**WRITTEN PROBLEM**. Without the pictures, extract every line from the start of the material to the line containing "import plotly.graph_objects as go", both ends included.

#### SUPPLIED MATERIAL

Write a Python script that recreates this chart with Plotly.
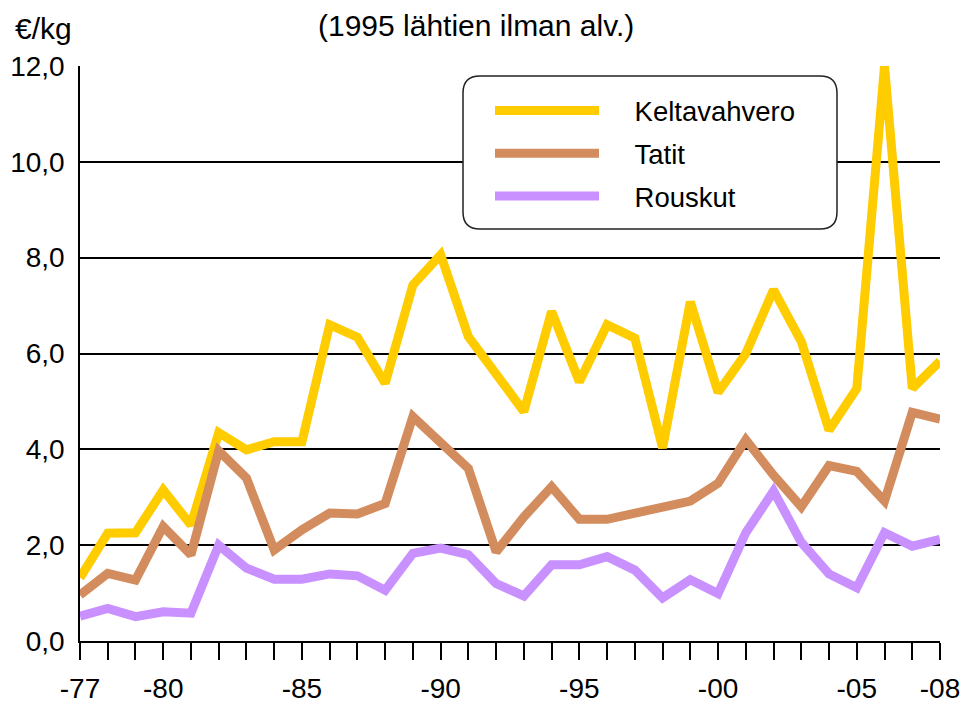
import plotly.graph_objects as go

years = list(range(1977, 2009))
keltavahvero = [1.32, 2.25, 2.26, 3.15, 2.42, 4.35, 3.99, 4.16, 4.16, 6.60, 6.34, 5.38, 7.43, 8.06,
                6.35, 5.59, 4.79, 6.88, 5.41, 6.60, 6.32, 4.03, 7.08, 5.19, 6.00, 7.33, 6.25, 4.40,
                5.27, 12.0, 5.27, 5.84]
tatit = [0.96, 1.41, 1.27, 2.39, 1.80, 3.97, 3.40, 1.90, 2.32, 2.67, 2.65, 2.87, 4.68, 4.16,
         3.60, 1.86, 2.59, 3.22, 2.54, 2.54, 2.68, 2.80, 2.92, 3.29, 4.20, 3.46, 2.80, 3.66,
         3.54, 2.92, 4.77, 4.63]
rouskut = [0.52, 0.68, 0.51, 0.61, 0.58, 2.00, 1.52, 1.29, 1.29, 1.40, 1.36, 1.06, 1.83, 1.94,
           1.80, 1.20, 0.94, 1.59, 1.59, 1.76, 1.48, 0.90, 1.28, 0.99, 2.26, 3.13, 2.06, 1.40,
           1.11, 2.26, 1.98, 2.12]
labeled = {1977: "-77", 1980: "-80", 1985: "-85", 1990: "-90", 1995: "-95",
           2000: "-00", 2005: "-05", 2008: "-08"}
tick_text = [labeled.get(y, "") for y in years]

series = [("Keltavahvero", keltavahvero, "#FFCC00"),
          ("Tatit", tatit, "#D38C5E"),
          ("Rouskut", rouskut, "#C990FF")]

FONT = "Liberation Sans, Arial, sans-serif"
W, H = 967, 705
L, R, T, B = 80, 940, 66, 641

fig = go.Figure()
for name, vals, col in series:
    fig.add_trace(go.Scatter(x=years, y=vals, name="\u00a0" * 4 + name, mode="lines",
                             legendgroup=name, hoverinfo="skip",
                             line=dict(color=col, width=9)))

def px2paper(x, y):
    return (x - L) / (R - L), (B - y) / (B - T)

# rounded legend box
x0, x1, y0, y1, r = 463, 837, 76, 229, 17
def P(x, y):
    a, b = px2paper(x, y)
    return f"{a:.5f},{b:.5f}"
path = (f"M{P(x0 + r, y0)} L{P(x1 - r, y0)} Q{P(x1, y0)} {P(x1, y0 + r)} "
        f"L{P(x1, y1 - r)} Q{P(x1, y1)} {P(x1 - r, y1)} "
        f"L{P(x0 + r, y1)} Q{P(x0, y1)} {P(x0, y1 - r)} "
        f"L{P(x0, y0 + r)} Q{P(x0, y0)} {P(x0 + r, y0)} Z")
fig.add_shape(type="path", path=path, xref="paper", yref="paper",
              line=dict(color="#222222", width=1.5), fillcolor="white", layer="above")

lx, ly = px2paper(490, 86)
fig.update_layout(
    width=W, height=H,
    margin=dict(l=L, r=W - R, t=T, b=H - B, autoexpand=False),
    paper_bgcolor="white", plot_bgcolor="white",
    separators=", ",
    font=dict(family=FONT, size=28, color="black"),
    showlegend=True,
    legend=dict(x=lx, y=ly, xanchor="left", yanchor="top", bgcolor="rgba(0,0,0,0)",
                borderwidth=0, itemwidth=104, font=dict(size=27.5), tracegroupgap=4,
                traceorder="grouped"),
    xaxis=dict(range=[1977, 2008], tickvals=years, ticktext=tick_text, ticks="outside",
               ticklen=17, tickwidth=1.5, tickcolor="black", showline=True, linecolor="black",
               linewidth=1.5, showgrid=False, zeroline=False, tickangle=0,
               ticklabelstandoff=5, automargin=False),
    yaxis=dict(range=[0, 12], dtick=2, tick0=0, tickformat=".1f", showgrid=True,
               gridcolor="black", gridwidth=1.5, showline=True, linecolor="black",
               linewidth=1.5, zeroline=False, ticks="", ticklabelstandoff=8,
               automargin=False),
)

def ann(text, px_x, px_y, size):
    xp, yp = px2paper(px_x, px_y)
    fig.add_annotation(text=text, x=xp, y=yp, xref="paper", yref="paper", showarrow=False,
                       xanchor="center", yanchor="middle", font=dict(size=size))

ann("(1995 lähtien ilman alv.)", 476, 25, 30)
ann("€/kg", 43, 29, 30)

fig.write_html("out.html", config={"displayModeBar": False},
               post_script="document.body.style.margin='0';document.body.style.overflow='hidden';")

########

**PROBLEM SOLUTION**.
Write a Python script that recreates this chart with Plotly.
import plotly.graph_objects as go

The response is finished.